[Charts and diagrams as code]
○ ○ ○ ○ ○ ○ ○

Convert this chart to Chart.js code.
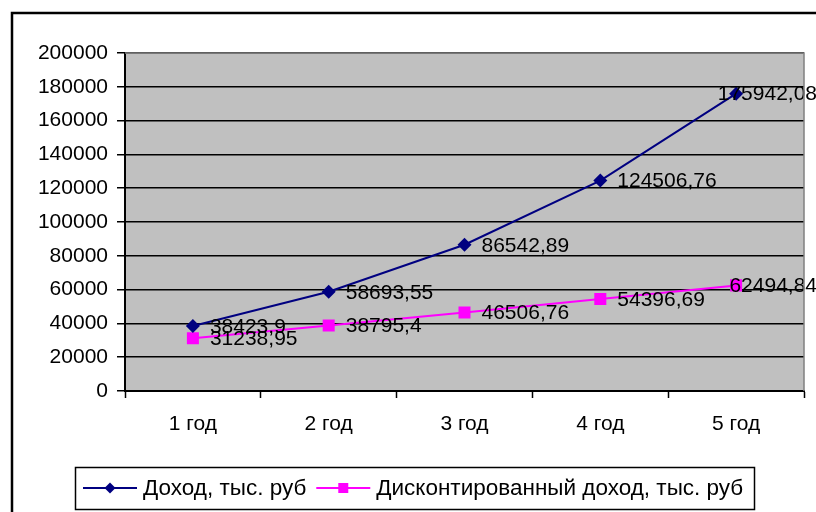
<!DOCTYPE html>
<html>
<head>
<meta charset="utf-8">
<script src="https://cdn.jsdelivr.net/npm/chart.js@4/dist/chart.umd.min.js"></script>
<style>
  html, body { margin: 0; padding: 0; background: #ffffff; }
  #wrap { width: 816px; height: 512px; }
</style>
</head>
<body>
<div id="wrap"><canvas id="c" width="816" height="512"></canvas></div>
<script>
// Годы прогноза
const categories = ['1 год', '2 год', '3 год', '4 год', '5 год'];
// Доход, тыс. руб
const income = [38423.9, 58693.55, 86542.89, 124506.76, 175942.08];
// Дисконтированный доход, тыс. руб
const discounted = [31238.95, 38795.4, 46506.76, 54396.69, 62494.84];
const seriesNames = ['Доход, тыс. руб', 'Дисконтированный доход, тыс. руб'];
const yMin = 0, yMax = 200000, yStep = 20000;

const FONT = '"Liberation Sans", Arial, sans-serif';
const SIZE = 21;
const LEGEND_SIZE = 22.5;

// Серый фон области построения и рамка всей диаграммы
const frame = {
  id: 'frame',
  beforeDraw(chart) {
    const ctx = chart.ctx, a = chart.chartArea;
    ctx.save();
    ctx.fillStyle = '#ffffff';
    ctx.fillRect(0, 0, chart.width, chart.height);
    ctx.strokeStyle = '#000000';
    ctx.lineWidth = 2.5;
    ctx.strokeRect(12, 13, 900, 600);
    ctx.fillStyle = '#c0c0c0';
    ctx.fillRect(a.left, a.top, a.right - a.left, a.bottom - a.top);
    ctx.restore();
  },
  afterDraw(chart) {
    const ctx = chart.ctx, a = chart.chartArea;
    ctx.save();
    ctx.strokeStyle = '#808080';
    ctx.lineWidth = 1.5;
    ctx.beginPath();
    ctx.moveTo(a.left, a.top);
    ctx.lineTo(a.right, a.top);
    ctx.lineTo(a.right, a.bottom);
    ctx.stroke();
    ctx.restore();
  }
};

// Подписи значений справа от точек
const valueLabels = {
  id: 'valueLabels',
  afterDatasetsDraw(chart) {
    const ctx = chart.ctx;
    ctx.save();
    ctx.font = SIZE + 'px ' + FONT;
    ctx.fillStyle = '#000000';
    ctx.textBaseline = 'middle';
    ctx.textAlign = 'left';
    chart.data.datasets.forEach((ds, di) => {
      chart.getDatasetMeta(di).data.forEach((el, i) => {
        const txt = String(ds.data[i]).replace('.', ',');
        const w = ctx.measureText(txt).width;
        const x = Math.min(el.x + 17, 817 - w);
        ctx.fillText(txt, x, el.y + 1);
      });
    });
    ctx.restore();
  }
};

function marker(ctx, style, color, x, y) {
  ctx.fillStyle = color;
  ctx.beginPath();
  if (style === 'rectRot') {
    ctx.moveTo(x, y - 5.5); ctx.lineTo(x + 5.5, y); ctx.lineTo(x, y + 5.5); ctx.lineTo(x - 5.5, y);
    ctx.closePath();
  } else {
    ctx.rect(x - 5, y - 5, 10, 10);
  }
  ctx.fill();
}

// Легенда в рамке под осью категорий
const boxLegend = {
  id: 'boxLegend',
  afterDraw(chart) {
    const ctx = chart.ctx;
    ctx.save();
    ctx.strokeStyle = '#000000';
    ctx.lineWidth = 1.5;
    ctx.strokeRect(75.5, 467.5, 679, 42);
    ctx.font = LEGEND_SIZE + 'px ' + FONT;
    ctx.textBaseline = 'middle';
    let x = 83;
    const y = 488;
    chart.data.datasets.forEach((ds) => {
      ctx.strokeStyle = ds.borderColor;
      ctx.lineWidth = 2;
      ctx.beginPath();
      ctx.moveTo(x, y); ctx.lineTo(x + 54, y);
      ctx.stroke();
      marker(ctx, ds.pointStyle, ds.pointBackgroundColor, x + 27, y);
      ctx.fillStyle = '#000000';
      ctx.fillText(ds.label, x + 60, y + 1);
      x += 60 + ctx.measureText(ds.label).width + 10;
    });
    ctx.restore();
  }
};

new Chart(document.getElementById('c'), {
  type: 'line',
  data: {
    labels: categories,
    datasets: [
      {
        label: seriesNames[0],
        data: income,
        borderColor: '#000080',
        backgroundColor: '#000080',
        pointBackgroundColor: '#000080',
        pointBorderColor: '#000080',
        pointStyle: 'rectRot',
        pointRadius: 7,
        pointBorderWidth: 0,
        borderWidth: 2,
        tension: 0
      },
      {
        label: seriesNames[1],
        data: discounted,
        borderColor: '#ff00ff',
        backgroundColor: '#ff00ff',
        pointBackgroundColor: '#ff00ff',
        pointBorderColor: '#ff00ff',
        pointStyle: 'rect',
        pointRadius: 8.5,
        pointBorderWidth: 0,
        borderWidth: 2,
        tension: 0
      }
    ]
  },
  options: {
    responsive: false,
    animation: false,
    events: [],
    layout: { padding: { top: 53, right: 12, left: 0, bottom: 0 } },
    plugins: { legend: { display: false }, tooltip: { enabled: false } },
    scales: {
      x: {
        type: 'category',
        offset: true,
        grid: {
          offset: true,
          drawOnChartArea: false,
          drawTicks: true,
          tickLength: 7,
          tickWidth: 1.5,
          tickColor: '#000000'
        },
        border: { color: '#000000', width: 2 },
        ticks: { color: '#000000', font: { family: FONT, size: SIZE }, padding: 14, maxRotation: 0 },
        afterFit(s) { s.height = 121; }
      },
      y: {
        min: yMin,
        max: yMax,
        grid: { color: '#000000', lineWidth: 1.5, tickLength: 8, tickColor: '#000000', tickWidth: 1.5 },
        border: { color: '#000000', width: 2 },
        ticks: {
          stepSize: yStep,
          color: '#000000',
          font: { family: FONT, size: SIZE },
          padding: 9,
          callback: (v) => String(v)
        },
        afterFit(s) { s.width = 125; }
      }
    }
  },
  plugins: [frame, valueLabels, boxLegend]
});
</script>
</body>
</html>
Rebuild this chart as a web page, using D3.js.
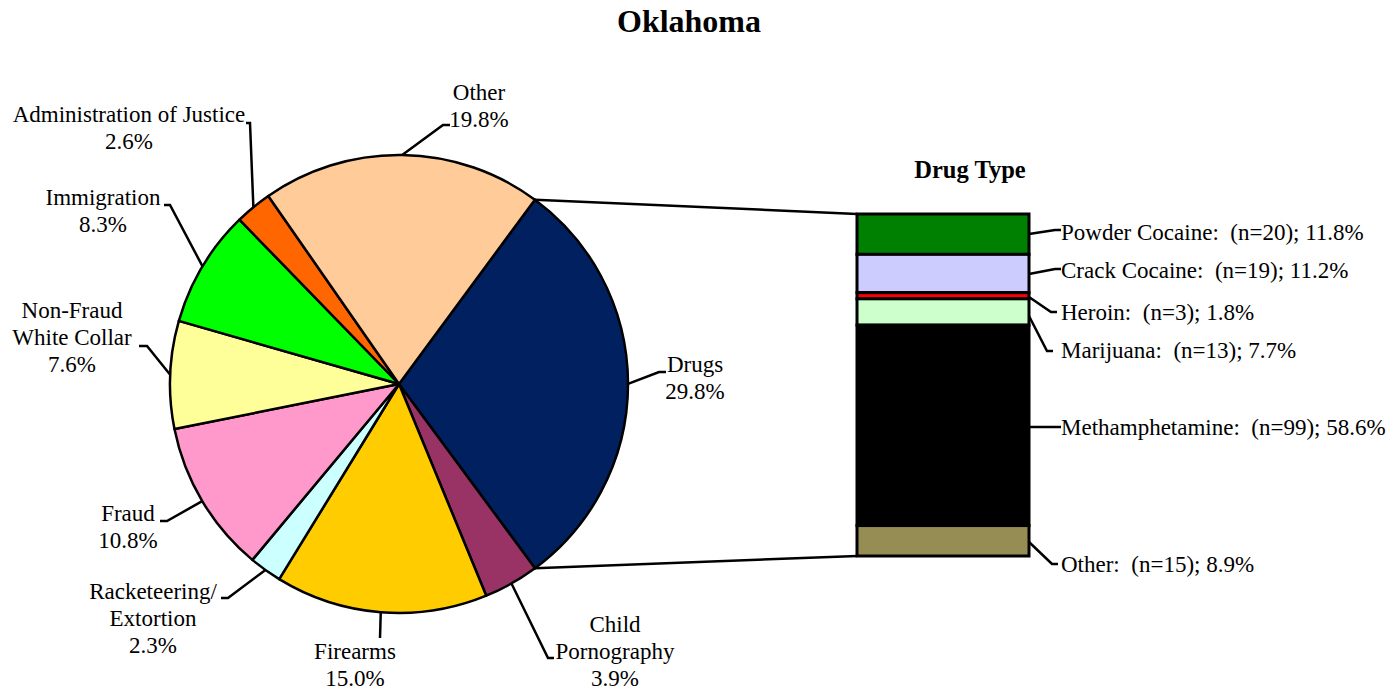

○ ○ ○ ○ ○ ○ ○

Copy out every line holding the string "this".

Convert this chart to Chart.js code.
Rebuild this chart as a web page, using D3.js.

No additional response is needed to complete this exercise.